Editor’s note: Each year Harvard’s Shorenstein Center awards the US$25,000 Goldsmith Prize to an investigative project that had a direct impact on government, politics, and policy in the United States, at either the national, state, or local level. In this story, Clark Merrefield interviews the Reuters team that exposed the use of migrant child labor by companies in the US South — an investigation that was one of six finalists for the prize. The story was published by The Journalist’s Resource and is republished with permission.
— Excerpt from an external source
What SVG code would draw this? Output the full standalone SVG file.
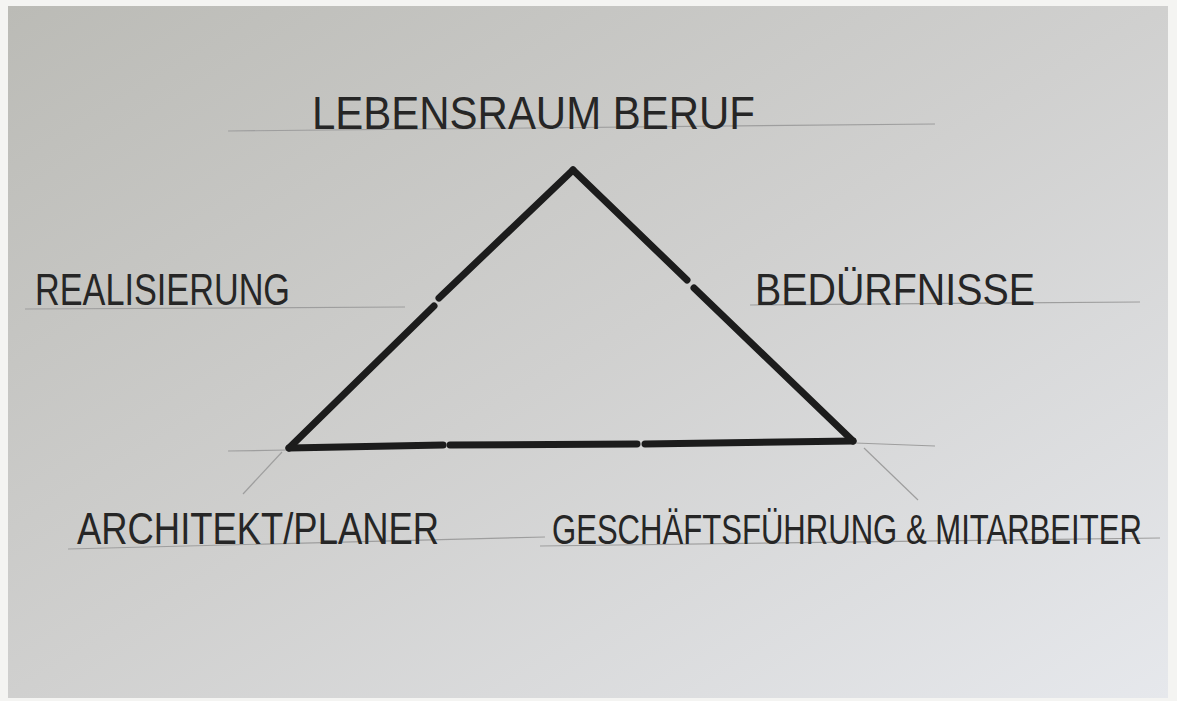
<svg xmlns="http://www.w3.org/2000/svg" width="1177" height="701" viewBox="0 0 1177 701">
  <defs>
    <linearGradient id="paper" x1="0" y1="0" x2="1" y2="1">
      <stop offset="0" stop-color="#bbbbb6"/>
      <stop offset="0.5" stop-color="#d0d0cf"/>
      <stop offset="1" stop-color="#e6e8ec"/>
    </linearGradient>
  </defs>
  <style>
    .lbl { font-family: "Liberation Sans", Arial, sans-serif; fill: #262626; }
    .guide { stroke: #9e9e9e; stroke-width: 1.2; fill: none; }
    .pen { stroke: #1c1c1c; stroke-width: 7; stroke-linecap: round; fill: none; }
  </style>
  <rect x="0" y="0" width="1177" height="701" fill="#f4f4f2"/>
  <rect x="8" y="6" width="1160" height="692" fill="url(#paper)"/>

  <g id="connectors">
    <path class="guide" d="M228 131 L935 124"/>
    <path class="guide" d="M25 309 L405 307"/>
    <path class="guide" d="M750 305 L1140 302"/>
    <path class="guide" d="M228 451 L288 450"/>
    <path class="guide" d="M282 452 L243 494"/>
    <path class="guide" d="M855 443 L935 446"/>
    <path class="guide" d="M864 448 L918 500"/>
    <path class="guide" d="M68 549 L545 537"/>
    <path class="guide" d="M540 546 L1160 538"/>
    <path class="pen" d="M573 170 L439 298"/>
    <path class="pen" d="M434 306 L289 448"/>
    <path class="pen" d="M289 448 L443 445"/>
    <path class="pen" d="M450 445 L637 444"/>
    <path class="pen" d="M645 444 L853 441"/>
    <path class="pen" d="M853 441 L694 288"/>
    <path class="pen" d="M687 280 L573 170"/>
  </g>

  <g id="node-lebensraum">
    <text class="lbl" x="312" y="129" font-size="46" textLength="443" lengthAdjust="spacingAndGlyphs">LEBENSRAUM BERUF</text>
  </g>
  <g id="node-realisierung">
    <text class="lbl" x="35" y="305" font-size="44" textLength="255" lengthAdjust="spacingAndGlyphs">REALISIERUNG</text>
  </g>
  <g id="node-beduerfnisse">
    <text class="lbl" x="755" y="305" font-size="44" textLength="280" lengthAdjust="spacingAndGlyphs">BEDÜRFNISSE</text>
  </g>
  <g id="node-architekt">
    <text class="lbl" x="77" y="544" font-size="44" textLength="362" lengthAdjust="spacingAndGlyphs">ARCHITEKT/PLANER</text>
  </g>
  <g id="node-geschaeftsfuehrung">
    <text class="lbl" transform="translate(552 544) scale(0.74 1)" x="0" y="0" font-size="42">GESCHÄFTSFÜHRUNG &amp; MITARBEITER</text>
  </g>
</svg>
The winner of this year’s prize was Anna Wolfe of Mississippi Today, for uncovering a major welfare funding scandal involving a former governor and a superstar athlete.
In February 2022, Reuters published the first story in what would become a three-part series exposing the use of migrant child labor in chicken and auto plants in the southern US state of Alabama.
The children, some as young as 12, were often working with dangerous machinery that put their lives at risk, found reporters Joshua Schneyer, Mica Rosenberg, and Kristina Cooke. Part one, which came about with a tip from a longtime source of Cooke’s, tells the story of child labor in one US town by focusing on a 16-year-old migrant from Guatemala working in a chicken plant in Enterprise, Alabama.
“US poultry plants, hungry for labor, rely on migrant workers and staffing agencies to fill jobs,” the reporters write. “With migration soaring from Central America, some minors are making their way into that pipeline.”
After that story was published, the reporters started receiving more tips. Those sources told the reporters that the problem of child labor went beyond chicken plants in rural Alabama — that they should look into the auto industry, too.
Parts two and three of the series, published in July and December, expose the existence of child workers at four parts makers in Alabama, supplying Hyundai Motor Co. and sister company Kia Corp. One of those parts suppliers, SMART Alabama, was a direct subsidiary of Hyundai.
“After reviewing company documents and other source material that we found, we were able to figure out that that [supplier] was actually a directly-owned subsidiary of Hyundai,” Schneyer says. “This is where the alarm bells went off for us. We were like, oh, OK, wait a minute. It’s Hyundai. Kids are working for Hyundai. They are assembling parts for some of the most popular cars and SUVs sold to American consumers. This is the third biggest auto manufacturer in the country.”
While other news outlets also reported on the disturbing practice of large firms using child workers in dangerous work conditions, the Reuters investigation offered unprecedented detail and personal stories.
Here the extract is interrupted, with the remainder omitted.